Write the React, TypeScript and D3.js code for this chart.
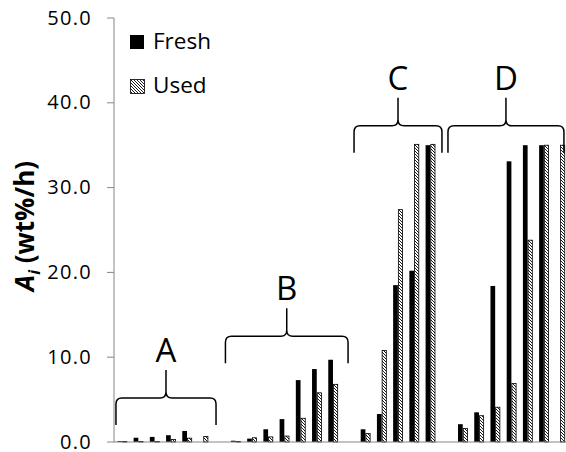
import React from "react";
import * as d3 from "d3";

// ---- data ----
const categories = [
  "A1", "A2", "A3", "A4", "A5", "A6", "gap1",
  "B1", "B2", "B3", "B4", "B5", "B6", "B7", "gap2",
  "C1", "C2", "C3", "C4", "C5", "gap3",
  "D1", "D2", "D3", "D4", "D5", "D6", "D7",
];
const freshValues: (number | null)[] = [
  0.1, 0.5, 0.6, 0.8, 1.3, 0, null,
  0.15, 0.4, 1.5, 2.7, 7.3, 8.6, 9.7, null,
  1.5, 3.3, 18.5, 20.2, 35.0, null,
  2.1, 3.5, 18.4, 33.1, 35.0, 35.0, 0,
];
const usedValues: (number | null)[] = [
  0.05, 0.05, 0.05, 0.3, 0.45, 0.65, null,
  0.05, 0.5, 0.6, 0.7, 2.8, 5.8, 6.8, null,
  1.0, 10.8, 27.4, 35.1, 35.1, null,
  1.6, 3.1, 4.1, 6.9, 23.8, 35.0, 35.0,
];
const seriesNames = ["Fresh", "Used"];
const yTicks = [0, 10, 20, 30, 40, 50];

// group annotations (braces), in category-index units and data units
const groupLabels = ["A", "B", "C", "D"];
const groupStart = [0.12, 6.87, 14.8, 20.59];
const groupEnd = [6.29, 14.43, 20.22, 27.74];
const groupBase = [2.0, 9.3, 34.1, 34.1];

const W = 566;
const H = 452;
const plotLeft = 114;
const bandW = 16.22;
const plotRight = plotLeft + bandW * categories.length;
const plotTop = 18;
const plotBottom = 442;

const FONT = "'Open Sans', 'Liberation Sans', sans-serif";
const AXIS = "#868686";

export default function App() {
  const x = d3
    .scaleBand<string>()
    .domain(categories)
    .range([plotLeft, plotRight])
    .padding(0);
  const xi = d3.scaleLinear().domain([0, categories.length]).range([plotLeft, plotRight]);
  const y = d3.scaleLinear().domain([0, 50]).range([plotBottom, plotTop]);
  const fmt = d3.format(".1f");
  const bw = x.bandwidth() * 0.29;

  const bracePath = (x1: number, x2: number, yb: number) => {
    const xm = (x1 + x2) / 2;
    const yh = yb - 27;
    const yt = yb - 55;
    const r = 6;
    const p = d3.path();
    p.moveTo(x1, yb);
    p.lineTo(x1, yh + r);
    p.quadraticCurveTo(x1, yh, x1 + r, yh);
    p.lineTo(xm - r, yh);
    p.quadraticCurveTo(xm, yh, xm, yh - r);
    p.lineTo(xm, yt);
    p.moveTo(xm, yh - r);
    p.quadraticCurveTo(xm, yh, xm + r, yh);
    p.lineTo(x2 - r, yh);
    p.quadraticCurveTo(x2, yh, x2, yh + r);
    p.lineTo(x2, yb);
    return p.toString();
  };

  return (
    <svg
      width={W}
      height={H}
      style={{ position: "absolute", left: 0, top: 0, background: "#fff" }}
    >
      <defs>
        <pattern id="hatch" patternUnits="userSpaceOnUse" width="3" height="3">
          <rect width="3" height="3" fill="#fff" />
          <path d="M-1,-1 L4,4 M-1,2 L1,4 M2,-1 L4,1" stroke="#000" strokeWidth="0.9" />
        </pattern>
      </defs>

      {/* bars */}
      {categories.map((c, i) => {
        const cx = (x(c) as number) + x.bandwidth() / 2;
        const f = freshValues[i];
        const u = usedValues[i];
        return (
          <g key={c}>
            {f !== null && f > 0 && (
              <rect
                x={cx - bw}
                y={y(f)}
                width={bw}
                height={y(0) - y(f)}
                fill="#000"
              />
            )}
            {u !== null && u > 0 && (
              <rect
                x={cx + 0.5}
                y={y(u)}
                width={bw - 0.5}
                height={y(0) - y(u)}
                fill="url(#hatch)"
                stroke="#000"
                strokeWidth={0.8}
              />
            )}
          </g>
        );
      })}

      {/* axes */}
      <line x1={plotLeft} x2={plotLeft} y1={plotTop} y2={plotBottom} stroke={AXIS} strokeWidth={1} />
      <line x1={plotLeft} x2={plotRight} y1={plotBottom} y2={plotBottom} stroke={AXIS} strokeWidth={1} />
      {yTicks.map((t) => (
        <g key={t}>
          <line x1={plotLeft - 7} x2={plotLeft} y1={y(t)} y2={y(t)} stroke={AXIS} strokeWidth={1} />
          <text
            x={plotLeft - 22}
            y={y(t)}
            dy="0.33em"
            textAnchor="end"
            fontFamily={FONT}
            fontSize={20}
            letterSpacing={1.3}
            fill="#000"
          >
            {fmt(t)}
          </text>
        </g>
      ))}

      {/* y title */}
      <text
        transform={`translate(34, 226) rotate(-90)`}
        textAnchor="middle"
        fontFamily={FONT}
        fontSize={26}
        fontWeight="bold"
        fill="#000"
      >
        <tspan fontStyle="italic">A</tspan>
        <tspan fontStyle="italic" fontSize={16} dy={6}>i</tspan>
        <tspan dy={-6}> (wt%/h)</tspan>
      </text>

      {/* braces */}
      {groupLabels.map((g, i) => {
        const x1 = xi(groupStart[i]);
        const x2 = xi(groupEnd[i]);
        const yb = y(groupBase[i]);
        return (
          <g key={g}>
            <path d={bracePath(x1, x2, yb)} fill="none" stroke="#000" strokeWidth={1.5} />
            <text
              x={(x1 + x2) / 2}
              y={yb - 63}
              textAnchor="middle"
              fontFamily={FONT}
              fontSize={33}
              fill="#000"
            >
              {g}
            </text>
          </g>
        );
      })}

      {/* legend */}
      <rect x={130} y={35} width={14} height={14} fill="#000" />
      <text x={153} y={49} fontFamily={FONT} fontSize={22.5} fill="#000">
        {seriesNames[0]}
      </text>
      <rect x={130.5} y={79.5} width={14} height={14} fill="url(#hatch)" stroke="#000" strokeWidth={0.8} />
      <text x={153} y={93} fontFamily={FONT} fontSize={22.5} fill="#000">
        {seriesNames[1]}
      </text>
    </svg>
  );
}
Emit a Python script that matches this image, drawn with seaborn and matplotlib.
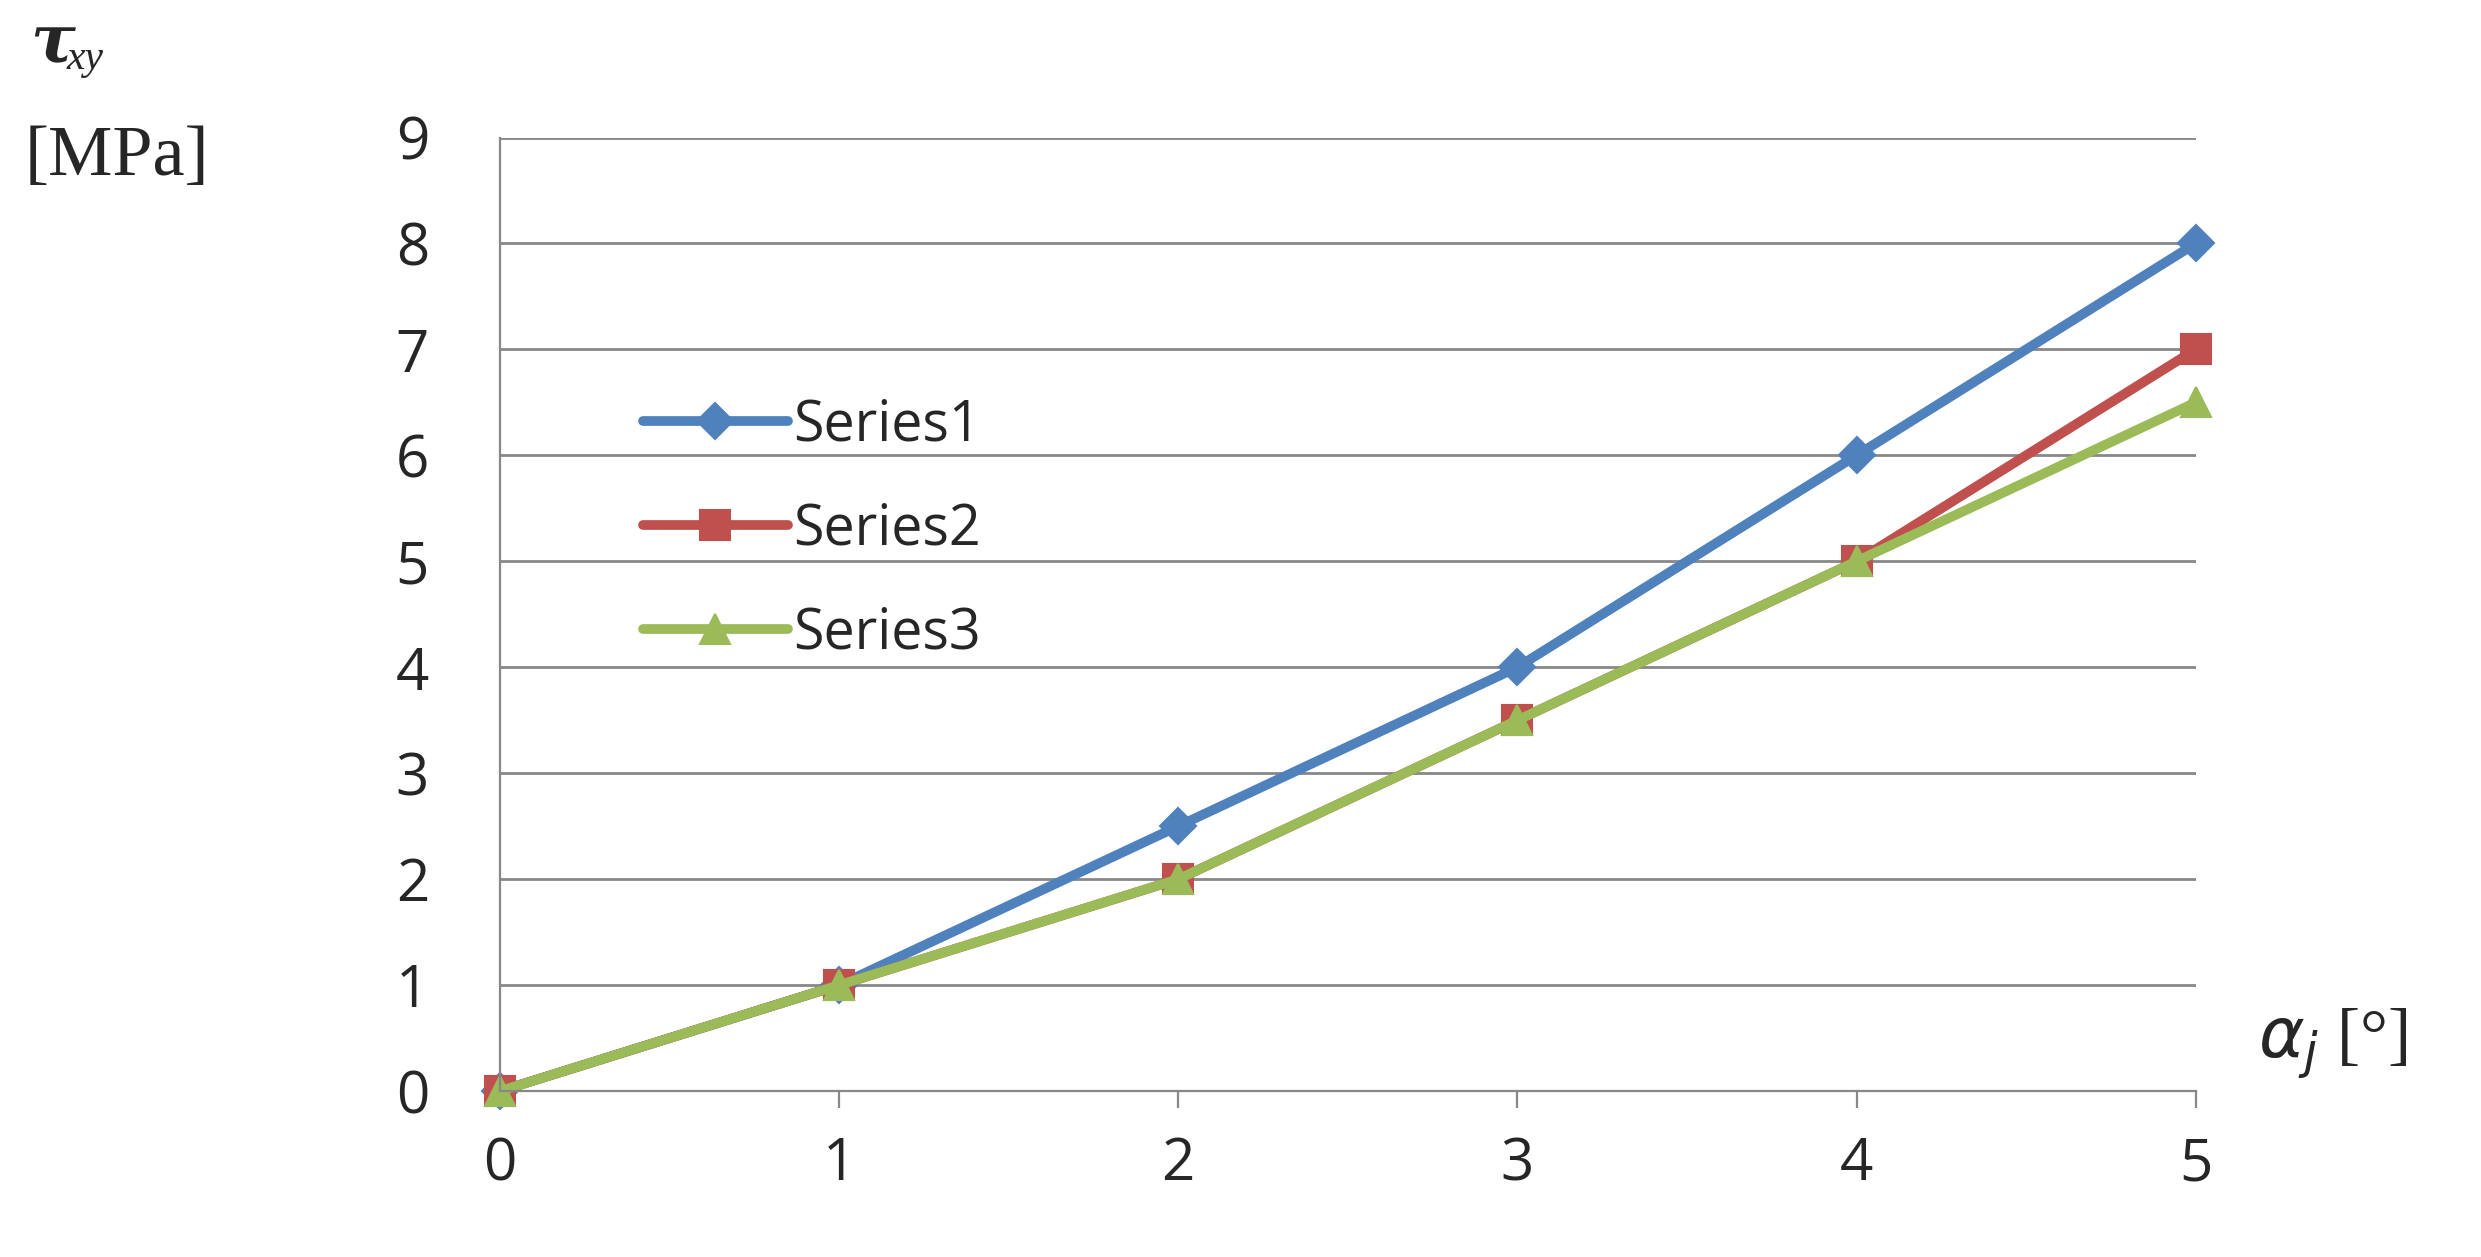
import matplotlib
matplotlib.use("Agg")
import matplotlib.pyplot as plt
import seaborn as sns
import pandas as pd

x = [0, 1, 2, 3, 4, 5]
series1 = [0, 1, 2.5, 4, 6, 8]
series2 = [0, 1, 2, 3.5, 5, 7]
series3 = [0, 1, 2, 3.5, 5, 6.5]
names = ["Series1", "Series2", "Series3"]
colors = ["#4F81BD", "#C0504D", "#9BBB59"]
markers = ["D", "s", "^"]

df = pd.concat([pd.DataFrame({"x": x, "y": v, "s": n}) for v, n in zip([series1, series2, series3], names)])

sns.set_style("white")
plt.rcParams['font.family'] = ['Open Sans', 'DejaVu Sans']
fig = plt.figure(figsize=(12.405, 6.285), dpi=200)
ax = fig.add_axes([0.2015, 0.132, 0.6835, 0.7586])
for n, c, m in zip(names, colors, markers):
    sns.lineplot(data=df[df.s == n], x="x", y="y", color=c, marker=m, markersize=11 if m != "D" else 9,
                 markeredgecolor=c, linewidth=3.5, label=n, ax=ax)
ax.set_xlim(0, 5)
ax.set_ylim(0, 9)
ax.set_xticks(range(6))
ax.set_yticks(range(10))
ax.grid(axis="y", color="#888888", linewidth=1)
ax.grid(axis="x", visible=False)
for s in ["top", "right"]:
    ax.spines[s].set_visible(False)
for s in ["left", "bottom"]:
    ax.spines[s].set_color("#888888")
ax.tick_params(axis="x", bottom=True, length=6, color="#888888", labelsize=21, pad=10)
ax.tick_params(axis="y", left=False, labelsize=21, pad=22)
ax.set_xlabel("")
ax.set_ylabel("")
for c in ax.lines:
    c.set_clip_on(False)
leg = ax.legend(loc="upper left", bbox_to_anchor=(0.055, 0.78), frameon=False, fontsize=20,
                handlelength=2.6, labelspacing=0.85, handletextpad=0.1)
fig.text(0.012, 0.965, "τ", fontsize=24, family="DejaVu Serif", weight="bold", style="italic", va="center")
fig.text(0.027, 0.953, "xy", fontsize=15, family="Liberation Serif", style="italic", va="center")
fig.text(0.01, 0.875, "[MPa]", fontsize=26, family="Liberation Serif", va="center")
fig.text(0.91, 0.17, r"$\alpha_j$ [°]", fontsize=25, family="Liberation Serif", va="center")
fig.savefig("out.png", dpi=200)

● **GIVEN INSTRUCTION**
The material above holds pictures; leave them out. Repeat exactly the lines from the one containing "Emit a Python" through the one containing "import pandas as pd", and nothing else.

● **FINISHED ANSWER**
Emit a Python script that matches this image, drawn with seaborn and matplotlib.
import matplotlib
matplotlib.use("Agg")
import matplotlib.pyplot as plt
import seaborn as sns
import pandas as pd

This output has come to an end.